• YOUR GOAL: Copy the data below exactly, omitting any picture it contains.

• SOURCE EXCERPT:
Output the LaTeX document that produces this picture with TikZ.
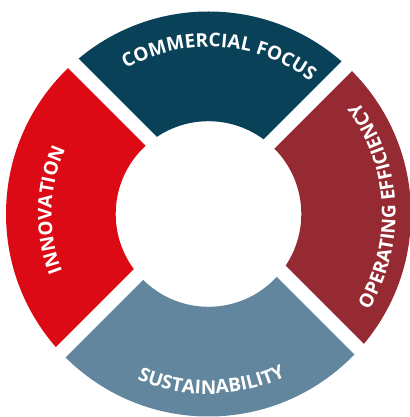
\documentclass[tikz,border=0pt]{standalone}
\usepackage{fontspec}
\setsansfont{Open Sans}
\usepackage{xcolor}
\usetikzlibrary{decorations.text}

\definecolor{focusblue}{RGB}{8,65,88}
\definecolor{innored}{RGB}{220,10,20}
\definecolor{effred}{RGB}{150,42,50}
\definecolor{sustgray}{RGB}{98,134,158}
\newcommand{\ringfont}{\sffamily\bfseries\fontsize{9.5}{11}\selectfont}

\begin{document}
\begin{tikzpicture}[
  x=0.5pt, y=0.5pt,
  gap/.style={draw=white, line width=7pt},
  lbl/.style={decorate, decoration={text along path, text align=center,
    text color=white, text={#1}}},
]
  \useasboundingbox (0,0) rectangle (410,417);
  \coordinate (c) at (208.5,203);
  \coordinate (p) at (211.5,215.5);

  % -- Ring segments --
  \foreach \ang/\col in {90/focusblue, 180/innored, 270/sustgray, 0/effred}{
    \begin{scope}
      \clip (p) -- +(\ang-45:600) -- +(\ang:600) -- +(\ang+45:600) -- cycle;
      \fill[\col, even odd rule] (c) circle[radius=202.5] (c) circle[radius=92.8];
    \end{scope}
  }

  % -- Gaps --
  \foreach \ang in {45,135,225,315}
    \draw[gap] (p) -- +(\ang:320);

  % -- Labels along the ring --
  \path[lbl={|\ringfont|COMMERCIAL FOCUS}, shift={(c)}]
    (146:167) arc[start angle=146, end angle=26, radius=167];
  \path[lbl={|\ringfont|INNOVATION}, shift={(c)}]
    (238.5:157) arc[start angle=238.5, end angle=118.5, radius=157];
  \path[lbl={|\ringfont|SUSTAINABILITY}, shift={(c)}]
    (211:180) arc[start angle=211, end angle=331, radius=180];
  \path[lbl={|\ringfont|OPERATING EFFICIENCY}, shift={(c)}]
    (-57:187) arc[start angle=-57, end angle=63, radius=187];
\end{tikzpicture}
\end{document}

• WRITTEN REPLY:
Output the LaTeX document that produces this picture with TikZ.
\documentclass[tikz,border=0pt]{standalone}
\usepackage{fontspec}
\setsansfont{Open Sans}
\usepackage{xcolor}
\usetikzlibrary{decorations.text}

\definecolor{focusblue}{RGB}{8,65,88}
\definecolor{innored}{RGB}{220,10,20}
\definecolor{effred}{RGB}{150,42,50}
\definecolor{sustgray}{RGB}{98,134,158}
\newcommand{\ringfont}{\sffamily\bfseries\fontsize{9.5}{11}\selectfont}

\begin{document}
\begin{tikzpicture}[
  x=0.5pt, y=0.5pt,
  gap/.style={draw=white, line width=7pt},
  lbl/.style={decorate, decoration={text along path, text align=center,
    text color=white, text={#1}}},
]
  \useasboundingbox (0,0) rectangle (410,417);
  \coordinate (c) at (208.5,203);
  \coordinate (p) at (211.5,215.5);

  % -- Ring segments --
  \foreach \ang/\col in {90/focusblue, 180/innored, 270/sustgray, 0/effred}{
    \begin{scope}
      \clip (p) -- +(\ang-45:600) -- +(\ang:600) -- +(\ang+45:600) -- cycle;
      \fill[\col, even odd rule] (c) circle[radius=202.5] (c) circle[radius=92.8];
    \end{scope}
  }

  % -- Gaps --
  \foreach \ang in {45,135,225,315}
    \draw[gap] (p) -- +(\ang:320);

  % -- Labels along the ring --
  \path[lbl={|\ringfont|COMMERCIAL FOCUS}, shift={(c)}]
    (146:167) arc[start angle=146, end angle=26, radius=167];
  \path[lbl={|\ringfont|INNOVATION}, shift={(c)}]
    (238.5:157) arc[start angle=238.5, end angle=118.5, radius=157];
  \path[lbl={|\ringfont|SUSTAINABILITY}, shift={(c)}]
    (211:180) arc[start angle=211, end angle=331, radius=180];
  \path[lbl={|\ringfont|OPERATING EFFICIENCY}, shift={(c)}]
    (-57:187) arc[start angle=-57, end angle=63, radius=187];
\end{tikzpicture}
\end{document}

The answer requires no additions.